+++ MATERIAL FOR THIS TASK

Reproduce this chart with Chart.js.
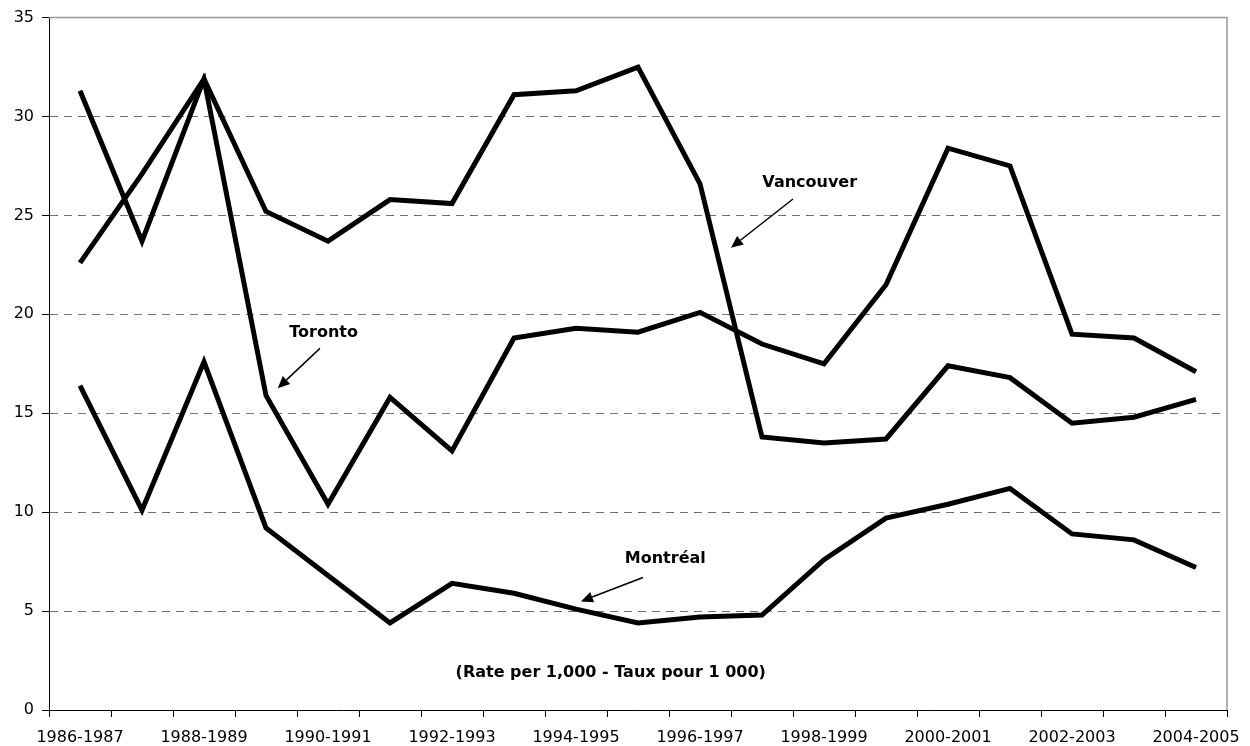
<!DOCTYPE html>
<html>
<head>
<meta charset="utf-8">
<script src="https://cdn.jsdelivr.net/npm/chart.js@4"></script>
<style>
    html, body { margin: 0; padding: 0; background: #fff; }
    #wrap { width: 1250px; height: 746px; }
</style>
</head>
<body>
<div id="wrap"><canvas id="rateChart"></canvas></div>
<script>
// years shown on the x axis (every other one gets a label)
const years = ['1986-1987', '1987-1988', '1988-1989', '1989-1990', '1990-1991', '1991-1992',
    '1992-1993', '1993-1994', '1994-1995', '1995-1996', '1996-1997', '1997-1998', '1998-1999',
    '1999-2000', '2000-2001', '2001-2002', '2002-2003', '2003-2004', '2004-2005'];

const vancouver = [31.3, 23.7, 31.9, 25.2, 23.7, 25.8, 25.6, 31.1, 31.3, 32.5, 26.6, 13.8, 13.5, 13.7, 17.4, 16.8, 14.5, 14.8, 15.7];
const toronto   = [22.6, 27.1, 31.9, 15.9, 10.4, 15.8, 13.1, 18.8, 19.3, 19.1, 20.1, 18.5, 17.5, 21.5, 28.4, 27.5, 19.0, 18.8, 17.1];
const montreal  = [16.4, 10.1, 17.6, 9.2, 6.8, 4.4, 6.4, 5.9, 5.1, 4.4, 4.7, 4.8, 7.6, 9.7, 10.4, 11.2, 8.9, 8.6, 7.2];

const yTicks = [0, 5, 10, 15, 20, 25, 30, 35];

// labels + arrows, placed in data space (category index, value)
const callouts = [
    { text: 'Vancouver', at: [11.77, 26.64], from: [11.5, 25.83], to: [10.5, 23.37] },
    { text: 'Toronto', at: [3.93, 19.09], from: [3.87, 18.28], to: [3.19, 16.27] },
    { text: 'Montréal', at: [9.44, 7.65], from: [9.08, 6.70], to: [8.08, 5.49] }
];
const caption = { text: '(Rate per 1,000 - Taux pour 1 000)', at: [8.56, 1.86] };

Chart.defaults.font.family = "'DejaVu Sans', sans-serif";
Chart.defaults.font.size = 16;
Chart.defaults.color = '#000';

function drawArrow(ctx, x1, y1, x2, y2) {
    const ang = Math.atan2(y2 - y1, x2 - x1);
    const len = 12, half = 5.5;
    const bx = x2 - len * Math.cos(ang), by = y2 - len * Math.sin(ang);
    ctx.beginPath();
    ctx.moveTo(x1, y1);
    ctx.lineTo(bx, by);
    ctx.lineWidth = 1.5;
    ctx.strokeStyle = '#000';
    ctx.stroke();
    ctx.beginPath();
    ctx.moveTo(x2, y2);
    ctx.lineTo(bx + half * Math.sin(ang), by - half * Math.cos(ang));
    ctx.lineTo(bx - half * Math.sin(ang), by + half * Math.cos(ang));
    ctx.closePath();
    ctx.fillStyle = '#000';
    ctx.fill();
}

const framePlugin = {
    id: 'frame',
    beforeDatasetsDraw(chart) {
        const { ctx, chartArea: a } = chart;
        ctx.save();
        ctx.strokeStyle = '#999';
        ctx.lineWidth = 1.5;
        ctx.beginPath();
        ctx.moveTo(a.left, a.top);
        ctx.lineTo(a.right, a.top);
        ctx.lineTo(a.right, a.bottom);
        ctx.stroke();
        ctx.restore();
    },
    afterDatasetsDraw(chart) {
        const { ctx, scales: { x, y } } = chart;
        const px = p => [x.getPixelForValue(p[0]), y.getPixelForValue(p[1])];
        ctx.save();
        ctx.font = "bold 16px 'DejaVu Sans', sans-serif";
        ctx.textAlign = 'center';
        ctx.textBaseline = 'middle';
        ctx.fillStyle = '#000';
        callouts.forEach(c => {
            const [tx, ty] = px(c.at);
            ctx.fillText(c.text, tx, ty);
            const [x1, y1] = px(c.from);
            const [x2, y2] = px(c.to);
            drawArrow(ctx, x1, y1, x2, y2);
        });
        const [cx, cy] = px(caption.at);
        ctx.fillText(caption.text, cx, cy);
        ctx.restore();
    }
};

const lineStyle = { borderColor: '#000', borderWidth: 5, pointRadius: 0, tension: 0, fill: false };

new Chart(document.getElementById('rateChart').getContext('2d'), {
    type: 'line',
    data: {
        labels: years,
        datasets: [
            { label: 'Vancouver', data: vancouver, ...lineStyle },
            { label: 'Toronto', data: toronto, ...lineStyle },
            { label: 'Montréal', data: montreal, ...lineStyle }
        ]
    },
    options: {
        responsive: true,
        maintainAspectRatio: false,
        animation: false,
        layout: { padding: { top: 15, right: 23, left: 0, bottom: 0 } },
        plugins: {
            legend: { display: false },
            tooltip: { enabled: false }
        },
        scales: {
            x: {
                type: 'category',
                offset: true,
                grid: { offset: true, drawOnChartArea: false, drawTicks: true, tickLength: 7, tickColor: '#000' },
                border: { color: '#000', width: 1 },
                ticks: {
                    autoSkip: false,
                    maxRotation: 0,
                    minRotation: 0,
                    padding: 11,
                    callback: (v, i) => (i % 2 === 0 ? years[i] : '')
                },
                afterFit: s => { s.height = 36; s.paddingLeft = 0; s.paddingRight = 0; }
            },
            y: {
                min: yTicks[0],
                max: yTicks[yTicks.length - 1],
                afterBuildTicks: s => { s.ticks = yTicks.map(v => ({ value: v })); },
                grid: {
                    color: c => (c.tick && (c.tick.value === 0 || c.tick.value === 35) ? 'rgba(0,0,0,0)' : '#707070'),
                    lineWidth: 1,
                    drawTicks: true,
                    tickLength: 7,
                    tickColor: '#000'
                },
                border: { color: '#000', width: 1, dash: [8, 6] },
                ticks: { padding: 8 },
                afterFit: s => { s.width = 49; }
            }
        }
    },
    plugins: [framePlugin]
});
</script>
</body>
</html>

++++++
+++ MATERIAL FOR THIS TASK

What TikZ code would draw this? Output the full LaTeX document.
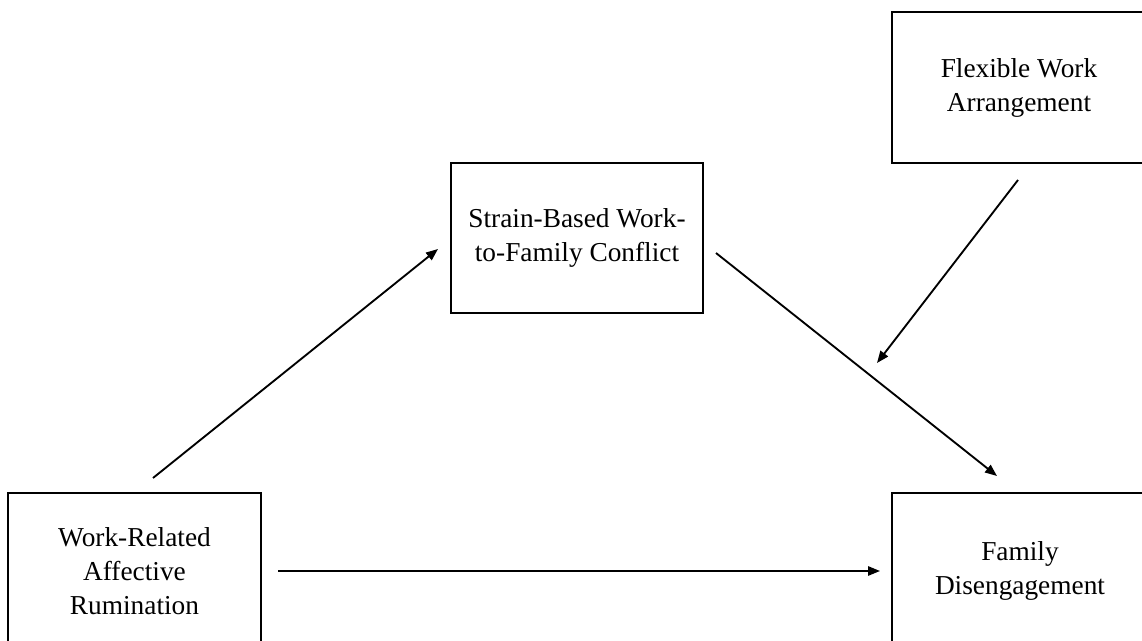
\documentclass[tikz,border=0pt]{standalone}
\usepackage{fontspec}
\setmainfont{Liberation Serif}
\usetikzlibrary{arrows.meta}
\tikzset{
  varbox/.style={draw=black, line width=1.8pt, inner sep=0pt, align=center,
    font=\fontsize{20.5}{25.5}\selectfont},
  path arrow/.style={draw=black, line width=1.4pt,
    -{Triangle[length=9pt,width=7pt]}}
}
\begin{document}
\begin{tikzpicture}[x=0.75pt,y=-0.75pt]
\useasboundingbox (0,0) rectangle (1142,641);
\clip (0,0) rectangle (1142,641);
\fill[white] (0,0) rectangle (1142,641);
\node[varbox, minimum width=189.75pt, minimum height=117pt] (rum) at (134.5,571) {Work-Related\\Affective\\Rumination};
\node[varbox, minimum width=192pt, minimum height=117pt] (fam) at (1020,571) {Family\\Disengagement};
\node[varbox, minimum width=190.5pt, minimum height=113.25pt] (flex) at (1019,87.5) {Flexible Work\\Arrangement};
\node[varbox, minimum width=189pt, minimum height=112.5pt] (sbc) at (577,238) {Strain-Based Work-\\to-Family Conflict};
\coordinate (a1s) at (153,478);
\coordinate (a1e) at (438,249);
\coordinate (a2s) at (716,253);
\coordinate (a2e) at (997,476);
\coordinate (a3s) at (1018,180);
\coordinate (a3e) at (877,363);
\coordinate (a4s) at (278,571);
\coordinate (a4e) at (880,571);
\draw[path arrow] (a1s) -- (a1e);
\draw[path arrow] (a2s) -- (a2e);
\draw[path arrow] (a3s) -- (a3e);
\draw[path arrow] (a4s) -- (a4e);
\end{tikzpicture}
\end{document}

++++++

SHORT TASK
Take the lines from the one holding "Reproduce this chart with Chart.js." to the one holding "Chart.defaults.color = '#000';", both lines included, and give them again exactly, with no pictures.

EXERCISE ANSWER
Reproduce this chart with Chart.js.
<!DOCTYPE html>
<html>
<head>
<meta charset="utf-8">
<script src="https://cdn.jsdelivr.net/npm/chart.js@4"></script>
<style>
    html, body { margin: 0; padding: 0; background: #fff; }
    #wrap { width: 1250px; height: 746px; }
</style>
</head>
<body>
<div id="wrap"><canvas id="rateChart"></canvas></div>
<script>
// years shown on the x axis (every other one gets a label)
const years = ['1986-1987', '1987-1988', '1988-1989', '1989-1990', '1990-1991', '1991-1992',
    '1992-1993', '1993-1994', '1994-1995', '1995-1996', '1996-1997', '1997-1998', '1998-1999',
    '1999-2000', '2000-2001', '2001-2002', '2002-2003', '2003-2004', '2004-2005'];

const vancouver = [31.3, 23.7, 31.9, 25.2, 23.7, 25.8, 25.6, 31.1, 31.3, 32.5, 26.6, 13.8, 13.5, 13.7, 17.4, 16.8, 14.5, 14.8, 15.7];
const toronto   = [22.6, 27.1, 31.9, 15.9, 10.4, 15.8, 13.1, 18.8, 19.3, 19.1, 20.1, 18.5, 17.5, 21.5, 28.4, 27.5, 19.0, 18.8, 17.1];
const montreal  = [16.4, 10.1, 17.6, 9.2, 6.8, 4.4, 6.4, 5.9, 5.1, 4.4, 4.7, 4.8, 7.6, 9.7, 10.4, 11.2, 8.9, 8.6, 7.2];

const yTicks = [0, 5, 10, 15, 20, 25, 30, 35];

// labels + arrows, placed in data space (category index, value)
const callouts = [
    { text: 'Vancouver', at: [11.77, 26.64], from: [11.5, 25.83], to: [10.5, 23.37] },
    { text: 'Toronto', at: [3.93, 19.09], from: [3.87, 18.28], to: [3.19, 16.27] },
    { text: 'Montréal', at: [9.44, 7.65], from: [9.08, 6.70], to: [8.08, 5.49] }
];
const caption = { text: '(Rate per 1,000 - Taux pour 1 000)', at: [8.56, 1.86] };

Chart.defaults.font.family = "'DejaVu Sans', sans-serif";
Chart.defaults.font.size = 16;
Chart.defaults.color = '#000';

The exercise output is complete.